Hecate is, in Greek mythology, the Goddess of darkness, magic, and witchcraft. She is the daughter of the Titans Perses and Asteria. Unlike Artemis, who represented the moonlight and splendor of the night, Hecate represented its darkness and its terrors. On moonless nights she was believed to roam the earth with a pack of ghostly, howling dogs. She was the Goddess of sorcery and witchcraft and was especially worshiped by magicians and witches, who sacrificed black lambs and black dogs to her. As Goddess of the crossroads, Hecate and her pack of dogs were believed to haunt these remote spots, which seemed evil and ghostly places to travelers. In art Hecate is often represented with either three bodies or three heads and with serpents entwined about her neck.
Of all the deities who have covens, Hecate’s covens are the most widespread and well known. Hecate was once a fairly benign goddess in early Greek times. She later became the dread Greco-Roman Goddess of ghosts, a close confidante of Persephone, and a patron of witches. The brutally wronged Hecuba of Troy was reincarnated as one of Hecate’s black dogs, which accompanied her on her night walks. When Hades kidnapped Persephone in the later Greek myth, farseeing Hecate was the only one who witnessed it. Hecate was worshiped at three-way crossroads at night even by ordinary Greek families and could ward off ghosts if properly propitiated. But Romans also believed She had more sinister worshipers; the witches and sorceresses who could coerce even the gods to do their will.
Freyja
Freyja is associated with magic, but mostly with seiðr. What is seiðr? Well, it is a bit of an odd translation but it usually refers to a pre-Christian pagan form of magic. Today we would shorthand it and call it "witchcraft" but that is not exactly right.
I hope to cover her more when I finally get to Norse myths.
Ceridwen
Celtic Goddess of wisdom, intelligence, magic, divination, and enchantment. She is the Goddess of the cauldron. Popular among the Celtic Classical and Craft of the Wise Traditions.
Cerridwen’s cauldron has the power to return the dead to life.
Áine
Another Celtic Goddess is the Irish goddess Áine. She is also the Goddess of Summer.
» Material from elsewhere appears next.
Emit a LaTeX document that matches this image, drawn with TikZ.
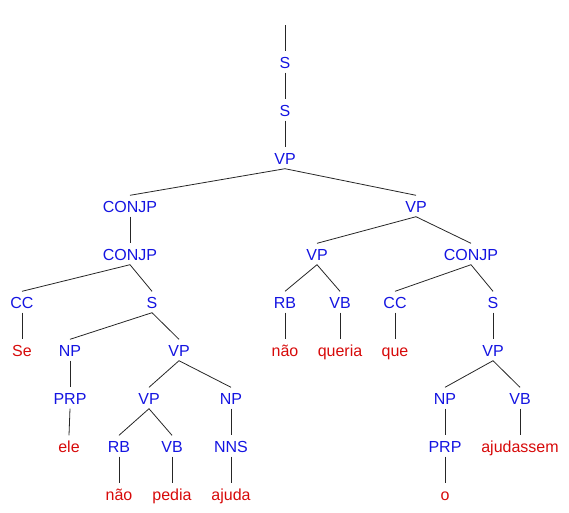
\documentclass[tikz,border=0pt]{standalone}
\usepackage{fontspec}
\setmainfont{Liberation Sans}
\definecolor{tagblue}{RGB}{20,20,225}
\definecolor{wordred}{RGB}{215,10,10}
\begin{document}
\begin{tikzpicture}[x=1pt,y=-1pt,
  lab/.style={anchor=base,font=\fontsize{16}{18}\selectfont,text height=12pt,text depth=0pt,inner xsep=1pt,inner ysep=4.5pt},
  tag/.style={lab,text=tagblue},
  word/.style={lab,text=wordred},
  edge/.style={draw=black!85,line width=0.8pt}]
\useasboundingbox (0,0) rectangle (569,512);
% row baselines
\coordinate (top) at (285,25);
\node[tag] (s1) at (285,68) {S};
\node[tag] (s2) at (285,116) {S};
\node[tag] (vp0) at (285,164) {VP};
\node[tag] (cj1) at (130,212) {CONJP};
\node[tag] (vp1) at (416,212) {VP};
\node[tag] (cj2) at (130,260) {CONJP};
\node[tag] (vp2) at (317,260) {VP};
\node[tag] (cj3) at (471,260) {CONJP};
\node[tag] (cc1) at (22,308) {CC};
\node[tag] (s3) at (152,308) {S};
\node[tag] (rb1) at (285,308) {RB};
\node[tag] (vb1) at (340,308) {VB};
\node[tag] (cc2) at (395,308) {CC};
\node[tag] (s4) at (493,308) {S};
\node[word] (w1) at (22,356) {Se};
\node[tag] (np1) at (70,356) {NP};
\node[tag] (vp3) at (179,356) {VP};
\node[word] (w2) at (285,356) {não};
\node[word] (w3) at (340,356) {queria};
\node[word] (w4) at (395,356) {que};
\node[tag] (vp4) at (493,356) {VP};
\node[tag] (prp1) at (70,404) {PRP};
\node[tag] (vp5) at (149,404) {VP};
\node[tag] (np2) at (231,404) {NP};
\node[tag] (np3) at (445,404) {NP};
\node[tag] (vb2) at (520,404) {VB};
\node[word] (w5) at (69,452) {ele};
\node[tag] (rb2) at (119,452) {RB};
\node[tag] (vb3) at (172,452) {VB};
\node[tag] (nns) at (231,452) {NNS};
\node[tag] (prp2) at (445,452) {PRP};
\node[word] (w6) at (520,452) {ajudassem};
\node[word] (w7) at (119,500) {não};
\node[word] (w8) at (172,500) {pedia};
\node[word] (w9) at (231,500) {ajuda};
\node[word] (w10) at (445,500) {o};
% edges
\draw[edge] (top) -- (s1.north);
\foreach \p/\c in {s1/s2,s2/vp0,vp0/cj1,vp0/vp1,cj1/cj2,vp1/vp2,vp1/cj3,
  cj2/cc1,cj2/s3,vp2/rb1,vp2/vb1,cj3/cc2,cj3/s4,
  cc1/w1,s3/np1,s3/vp3,rb1/w2,vb1/w3,cc2/w4,s4/vp4,
  np1/prp1,vp3/vp5,vp3/np2,vp4/np3,vp4/vb2,
  prp1/w5,vp5/rb2,vp5/vb3,np2/nns,np3/prp2,vb2/w6,
  rb2/w7,vb3/w8,nns/w9,prp2/w10}
  \draw[edge] (\p.south) -- (\c.north);
\end{tikzpicture}
\end{document}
I want to get back to Celtic myths soon.
Coyolxāuhqui
I forgot to mention Coyolxāuhqui last week when I did Central American myths. She is the sister of Huitzilopochtli (the God of War in the D&DG). She is most often depicted as the Goddess of the Moon when she was beheaded by her brother and he tossed her head into the sky.
Huitaca
Also known as Xubchasgagua she is the Goddess of arts, dance and music, witchcraft, sexual liberation, and the Moon. That is quite the portfolio. Like many Goddesses, she is associated with the owl as her animal. She is described as a "rebel Goddess." She is really the archetypical witch.
She is associated with the religion of the Muisca which is now Columbia in South America.
From D&D
Wee Jas
Wee Jas also got her own post a while back. Wee Jas is what Hecate would be if she were a Suel god. Or more to the point the D&D version of Hecate, the Goddess of Magic, Witches, Ghosts, Necromancy and the Crossroads. It is said that Wee Jas guards the doorways to the dead and the same is true for Hecate. In fact, I have used them rather interchangeably for years.
I think for my own version of Wee Jas, I would start with the Dragon 88 version, add a little bit of what we saw in D&D 3.x, and then change her "Death" portfolio to "Spirits" ("Wee Jas" = "Ouija"). She can summon undead, and her priests may do so as well, but no raise dead spells. I rather liked the Raven Queen from D&D 4 and 5, so pass off Wee Jas' control of Death (save for spirits) to the Raven Queen. Since the Raven Queen is described as a young or new Goddess, it could even be that she is the daughter of Wee Jas. Ioun was one of Wee Jas' first students.
Mystra
Mystra is the Forgotten Realms Goddess of Magic. I have not talked much about her here because my knowledge of the Realms is limited. But I have always wanted to explore the Mystra-Mystara connection. Is there one? Likely not, but there should be at least in my games!
I am sure there are more, lots more even, but this is good for now.